I've not checked out that particular sub-forum for a while, Thomas. I tend to skim most forums anymore when I'm at home. I even do that here fairly regularly, just popping in to threads to make sure people aren't hurling insults at each other. 



> No sweat, but that's the real deal. Updates on the master will be shown in that linked thread. Before posting information in which one really does not have full knowledge of, it takes no time to check things out.


No need to go and berate me, Thomas. I simply haven't taken the time to check out that section of your forum, as I said above. I said "apparently" because I wasn't 100% certain what was going on with the project as it stands and didn't have the time to stop, go to your forum, skim thru several pages of threads and find out what was happening. If you took some sort of offense to my post above, my apologies. 

However, I honestly don't see where you could find offense in it or feel the need to be as aggressive in your post when all i was trying to do was to update JGG on what was happening. Nothing libel was said after all....


----------



## Griffworks (Jun 24, 2002)

Taken from Thomas' forums mentioned above: 



ThomasModels said:


> Wow, really?

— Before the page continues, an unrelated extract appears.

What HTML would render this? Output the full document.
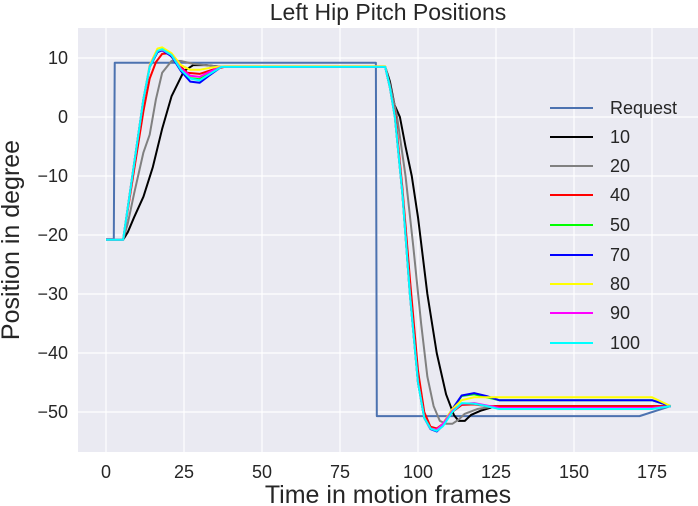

Tsk, tsk! :smt018
> That is incorrect, the model has not been axed. Quite the opposite. When I complete the current contractual obligation, work will recommence on the master before it is sent off to it's new distributor to actually be molded, cast, and made available.


I think my mind was hanging on the word "distributor" and that you were going to be selling this - indirectly, obviously - as a PNT Models kit. To my mind, that means you're producing the kit yourself, even if your not doing the molding/casting and distributing. I think that might be why I said what I did. And again, I wasn't 100% certain, thus use of the word "apparently". Perhaps a poor choice on my part.


----------



## ThomasModels (Mar 8, 2000)

I think you're reading feelings, emotions, and intent in my post which were not intended. I took no offense nor did I intend my posting to 'berate' you, just to set the facts straight. As it appears that I have offended you, I apologize.


Enough of this posturing.


----------



## ThomasModels (Mar 8, 2000)

> Last edited by Griffworks : Today at 11:42 PM. Reason: Oh, C'mon....


 Just trying to liven things up!


----------



## JGG1701 (Nov 9, 2004)

Ooooooooooooooooooo. k.
Thankyou ???


----------



## John P (Sep 1, 1999)

.....


----------



## ThomasModels (Mar 8, 2000)

John P said:


>


Yeah I can see that. My previous post made sense before the moderator edit. Now taken out of context, it ends in what looks to be a snide remark.




Griffworks said:


> I think my mind was hanging on the word "distributor" and that you were going to be selling this - indirectly, obviously - as a PNT Models kit. To my mind, that means you're producing the kit yourself, even if your not doing the molding/casting and distributing.


 That's the third time on this page alone that you've rearranged or read into my posts and posted as fact, your interpretation of what I said to read something that is absolutely not there.

I do not work like that. If I am going to produce that or any other kit, I will say that I am going to produce it myself and not try to fool anyone who reads the post on my board.

Good grief.


----------



## JGG1701 (Nov 9, 2004)

Good golly gee whiz guys I was only asking for an update , not trying to start a "Hatfield & McCoys" fuedin' fest!


----------



## Griffworks (Jun 24, 2002)

ThomasModels said:


> Yeah I can see that. My previous post made sense before the moderator edit. Now taken out of context, it ends in what looks to be a snide remark.


And the reason for the edit was because your "trying to liven things up" was by calling me a "Peckerhead". 



> That's the third time on this page alone that you've rearranged or read into my posts and posted as fact, your interpretation of what I said to read something that is absolutely not there.
> 
> I do not work like that. If I am going to produce that or any other kit, I will say that I am going to produce it myself and not try to fool anyone who reads the post on my board.


I never said nor insinuated that you were trying to fool anyone. I was simply trying to clarify what I meant above and - again - meant no insult and I certainly wasn't trying to mislead anyone. I'm only initially guilty of a poor choice of words. You appear to have taken that as some sort of attack against you, otherwise I can't think of a reason you'd feel the need to so very specifically and aggressively "correct" me. Especially when you could have simply said something like "Hey, just to set the record straight, I'm not producing the kit, just making the master for someone else. For more information and for the straight scoop, check out this thread [LINK HERE]." 


> Good grief.


Indeed. 

Now, I apologize for whatever it is that seems to have gotten you in upset, Thomas. Again, no ill-will was meant with my poor choice of words. 

This is also a warning to you in regards to following TOS. 


*And for the sake of further clarification on my information posted above:* it's not Jupiter Station that's produced the 1/1000 Refit kit which should be available in the next couple of months that I mentioned, but another producer of quality masters. Suffice it to say that misinformation was passed on another public forum and corrected earlier this morning.


----------